• Task to carry out:
Copy, exactly as written, the lines that begin at the one containing "Reproduce this chart" and end at the one containing "Scatter, XAxis, YAxis". Skip any pictures in the data below.
-- START OF Information shown --
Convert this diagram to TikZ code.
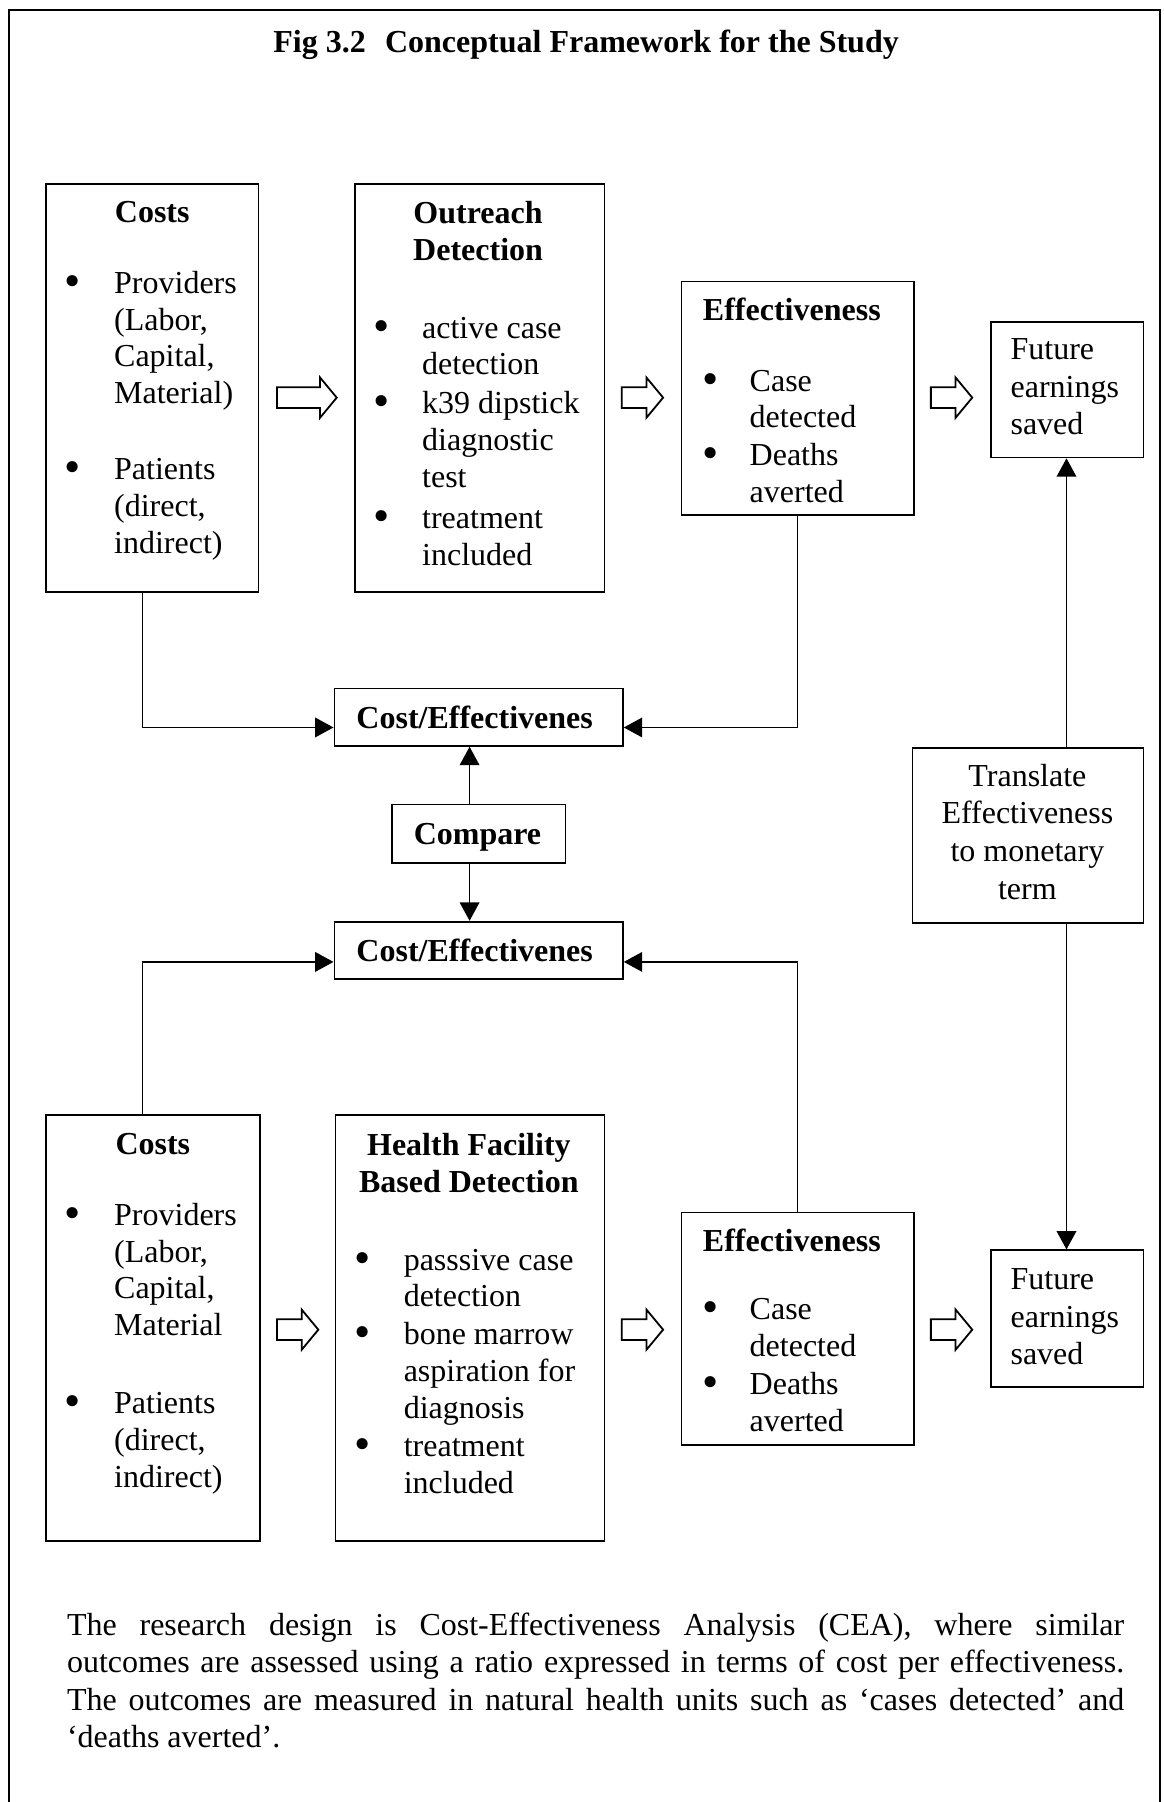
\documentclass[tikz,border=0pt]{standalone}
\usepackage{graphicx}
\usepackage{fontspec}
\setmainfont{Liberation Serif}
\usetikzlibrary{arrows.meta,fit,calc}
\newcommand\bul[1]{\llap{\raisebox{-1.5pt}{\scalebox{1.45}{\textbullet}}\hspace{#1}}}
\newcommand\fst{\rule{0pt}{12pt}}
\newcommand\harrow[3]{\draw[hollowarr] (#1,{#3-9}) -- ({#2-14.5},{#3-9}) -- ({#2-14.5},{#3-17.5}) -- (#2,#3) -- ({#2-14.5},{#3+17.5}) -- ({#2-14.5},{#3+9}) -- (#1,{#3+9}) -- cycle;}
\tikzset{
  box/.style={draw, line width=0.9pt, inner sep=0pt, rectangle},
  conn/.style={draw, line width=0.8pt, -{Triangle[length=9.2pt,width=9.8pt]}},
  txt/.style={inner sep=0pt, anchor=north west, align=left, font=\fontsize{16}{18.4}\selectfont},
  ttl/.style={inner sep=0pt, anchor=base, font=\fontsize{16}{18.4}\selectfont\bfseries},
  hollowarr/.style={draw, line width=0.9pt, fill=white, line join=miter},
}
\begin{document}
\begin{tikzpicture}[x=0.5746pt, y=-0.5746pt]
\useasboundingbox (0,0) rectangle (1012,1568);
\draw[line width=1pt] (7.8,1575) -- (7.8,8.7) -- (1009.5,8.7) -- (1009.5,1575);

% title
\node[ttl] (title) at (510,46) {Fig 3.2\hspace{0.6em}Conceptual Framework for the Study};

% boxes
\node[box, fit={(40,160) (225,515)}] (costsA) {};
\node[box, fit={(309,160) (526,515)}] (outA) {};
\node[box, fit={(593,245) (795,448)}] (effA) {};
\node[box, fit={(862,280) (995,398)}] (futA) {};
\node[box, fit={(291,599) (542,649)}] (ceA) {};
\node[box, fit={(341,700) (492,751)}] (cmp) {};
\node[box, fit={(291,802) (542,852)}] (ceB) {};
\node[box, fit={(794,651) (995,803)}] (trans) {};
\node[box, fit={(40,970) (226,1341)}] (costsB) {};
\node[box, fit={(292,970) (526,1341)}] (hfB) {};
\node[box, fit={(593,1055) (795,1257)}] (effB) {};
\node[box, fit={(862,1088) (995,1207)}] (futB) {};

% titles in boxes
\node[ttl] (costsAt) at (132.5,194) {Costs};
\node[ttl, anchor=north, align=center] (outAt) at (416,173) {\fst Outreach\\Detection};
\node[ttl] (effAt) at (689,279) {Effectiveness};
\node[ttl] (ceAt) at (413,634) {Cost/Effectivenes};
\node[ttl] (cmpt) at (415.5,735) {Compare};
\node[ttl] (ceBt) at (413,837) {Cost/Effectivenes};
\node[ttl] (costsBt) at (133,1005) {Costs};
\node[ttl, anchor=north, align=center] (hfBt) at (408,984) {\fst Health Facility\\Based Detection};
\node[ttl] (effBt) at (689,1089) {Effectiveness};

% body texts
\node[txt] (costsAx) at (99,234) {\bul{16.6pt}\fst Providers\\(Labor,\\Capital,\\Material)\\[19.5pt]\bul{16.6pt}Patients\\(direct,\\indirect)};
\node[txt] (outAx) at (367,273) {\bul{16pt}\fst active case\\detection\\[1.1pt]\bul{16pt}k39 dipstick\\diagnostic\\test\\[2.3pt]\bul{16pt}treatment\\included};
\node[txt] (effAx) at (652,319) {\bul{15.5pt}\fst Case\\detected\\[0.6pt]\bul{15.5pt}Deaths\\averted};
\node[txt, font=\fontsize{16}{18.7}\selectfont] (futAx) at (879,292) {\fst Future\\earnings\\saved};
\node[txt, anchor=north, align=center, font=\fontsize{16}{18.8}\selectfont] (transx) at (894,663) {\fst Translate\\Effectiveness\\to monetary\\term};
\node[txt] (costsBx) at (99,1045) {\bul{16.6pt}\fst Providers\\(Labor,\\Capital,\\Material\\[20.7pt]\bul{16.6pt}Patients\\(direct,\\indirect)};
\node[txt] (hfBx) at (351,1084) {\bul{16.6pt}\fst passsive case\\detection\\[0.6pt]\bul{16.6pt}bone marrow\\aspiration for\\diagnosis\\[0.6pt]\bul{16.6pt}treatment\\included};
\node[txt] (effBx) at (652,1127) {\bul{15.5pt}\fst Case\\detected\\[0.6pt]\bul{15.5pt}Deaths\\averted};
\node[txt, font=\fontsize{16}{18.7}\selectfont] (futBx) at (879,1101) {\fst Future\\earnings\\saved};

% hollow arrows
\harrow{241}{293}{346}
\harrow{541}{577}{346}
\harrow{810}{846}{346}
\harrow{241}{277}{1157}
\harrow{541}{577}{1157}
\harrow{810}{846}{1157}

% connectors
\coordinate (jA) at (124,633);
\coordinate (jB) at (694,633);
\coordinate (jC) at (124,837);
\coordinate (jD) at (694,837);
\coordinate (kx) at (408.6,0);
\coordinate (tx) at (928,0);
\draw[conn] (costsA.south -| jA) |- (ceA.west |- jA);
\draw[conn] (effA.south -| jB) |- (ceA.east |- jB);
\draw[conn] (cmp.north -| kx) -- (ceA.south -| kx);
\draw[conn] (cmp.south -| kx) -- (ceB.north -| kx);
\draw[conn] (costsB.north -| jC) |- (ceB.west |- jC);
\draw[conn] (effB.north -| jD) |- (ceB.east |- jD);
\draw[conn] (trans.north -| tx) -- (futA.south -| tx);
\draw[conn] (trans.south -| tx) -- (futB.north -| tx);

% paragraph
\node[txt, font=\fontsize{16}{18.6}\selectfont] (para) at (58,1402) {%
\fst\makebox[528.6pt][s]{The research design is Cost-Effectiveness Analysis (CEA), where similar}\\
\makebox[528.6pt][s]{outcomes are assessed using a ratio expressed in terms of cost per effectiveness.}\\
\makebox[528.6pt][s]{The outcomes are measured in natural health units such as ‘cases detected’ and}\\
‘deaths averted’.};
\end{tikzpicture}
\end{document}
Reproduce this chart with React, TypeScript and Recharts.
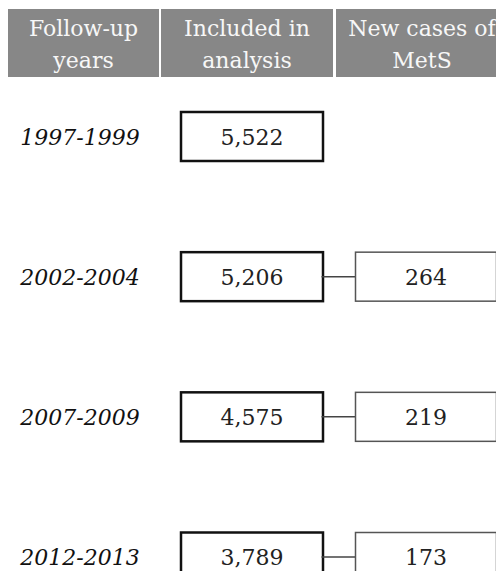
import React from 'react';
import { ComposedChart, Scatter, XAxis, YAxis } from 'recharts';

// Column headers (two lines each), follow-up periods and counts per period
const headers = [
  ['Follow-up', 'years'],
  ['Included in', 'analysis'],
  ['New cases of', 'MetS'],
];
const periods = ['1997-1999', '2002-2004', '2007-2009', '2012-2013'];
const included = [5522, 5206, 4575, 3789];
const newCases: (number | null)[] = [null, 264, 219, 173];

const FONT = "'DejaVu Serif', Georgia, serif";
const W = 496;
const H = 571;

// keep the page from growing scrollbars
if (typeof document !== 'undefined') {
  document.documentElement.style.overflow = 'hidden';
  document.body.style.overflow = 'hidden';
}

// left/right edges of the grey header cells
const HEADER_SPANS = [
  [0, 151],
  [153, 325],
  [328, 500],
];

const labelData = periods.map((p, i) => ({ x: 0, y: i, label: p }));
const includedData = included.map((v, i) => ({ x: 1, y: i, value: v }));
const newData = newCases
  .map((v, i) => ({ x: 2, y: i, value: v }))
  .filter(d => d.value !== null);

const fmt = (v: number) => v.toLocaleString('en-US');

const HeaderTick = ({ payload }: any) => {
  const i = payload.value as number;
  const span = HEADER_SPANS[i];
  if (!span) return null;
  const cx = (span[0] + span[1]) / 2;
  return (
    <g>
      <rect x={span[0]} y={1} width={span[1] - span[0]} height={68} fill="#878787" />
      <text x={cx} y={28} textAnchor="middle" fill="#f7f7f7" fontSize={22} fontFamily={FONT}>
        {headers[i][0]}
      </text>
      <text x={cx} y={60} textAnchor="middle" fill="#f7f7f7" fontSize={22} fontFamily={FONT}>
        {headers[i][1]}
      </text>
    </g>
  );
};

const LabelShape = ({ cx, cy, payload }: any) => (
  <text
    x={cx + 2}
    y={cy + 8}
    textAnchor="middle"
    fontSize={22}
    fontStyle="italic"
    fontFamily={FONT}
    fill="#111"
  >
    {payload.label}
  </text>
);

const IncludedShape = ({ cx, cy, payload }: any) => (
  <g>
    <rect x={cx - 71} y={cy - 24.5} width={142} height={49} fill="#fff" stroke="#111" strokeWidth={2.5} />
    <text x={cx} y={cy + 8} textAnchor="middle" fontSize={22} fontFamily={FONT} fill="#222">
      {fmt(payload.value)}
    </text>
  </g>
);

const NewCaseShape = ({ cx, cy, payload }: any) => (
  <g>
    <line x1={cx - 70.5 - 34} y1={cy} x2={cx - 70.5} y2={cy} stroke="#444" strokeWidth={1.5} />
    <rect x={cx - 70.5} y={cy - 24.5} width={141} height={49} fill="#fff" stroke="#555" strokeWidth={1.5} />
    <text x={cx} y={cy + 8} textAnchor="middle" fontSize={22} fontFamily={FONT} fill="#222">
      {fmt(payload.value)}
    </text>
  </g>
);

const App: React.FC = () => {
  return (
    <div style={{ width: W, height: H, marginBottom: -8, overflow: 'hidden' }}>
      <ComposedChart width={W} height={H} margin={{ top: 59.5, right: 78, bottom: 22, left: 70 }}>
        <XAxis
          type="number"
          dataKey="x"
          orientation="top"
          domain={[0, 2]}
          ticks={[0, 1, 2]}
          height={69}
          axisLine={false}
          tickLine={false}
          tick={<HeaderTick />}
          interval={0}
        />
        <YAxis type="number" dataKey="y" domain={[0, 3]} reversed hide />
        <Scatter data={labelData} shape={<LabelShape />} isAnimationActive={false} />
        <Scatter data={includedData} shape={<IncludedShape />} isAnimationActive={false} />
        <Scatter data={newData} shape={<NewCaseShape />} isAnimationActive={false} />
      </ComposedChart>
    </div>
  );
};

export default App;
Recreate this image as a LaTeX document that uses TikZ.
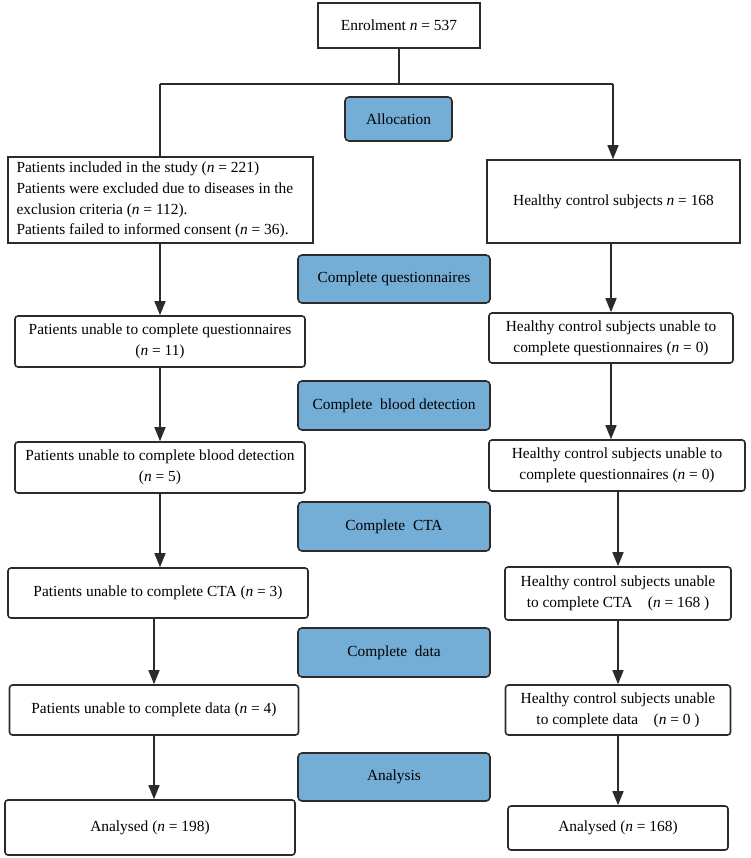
-- END OF Information shown --
• Result:
Reproduce this chart with React, TypeScript and Recharts.
import React from 'react';
import { ComposedChart, Scatter, XAxis, YAxis } from 'recharts';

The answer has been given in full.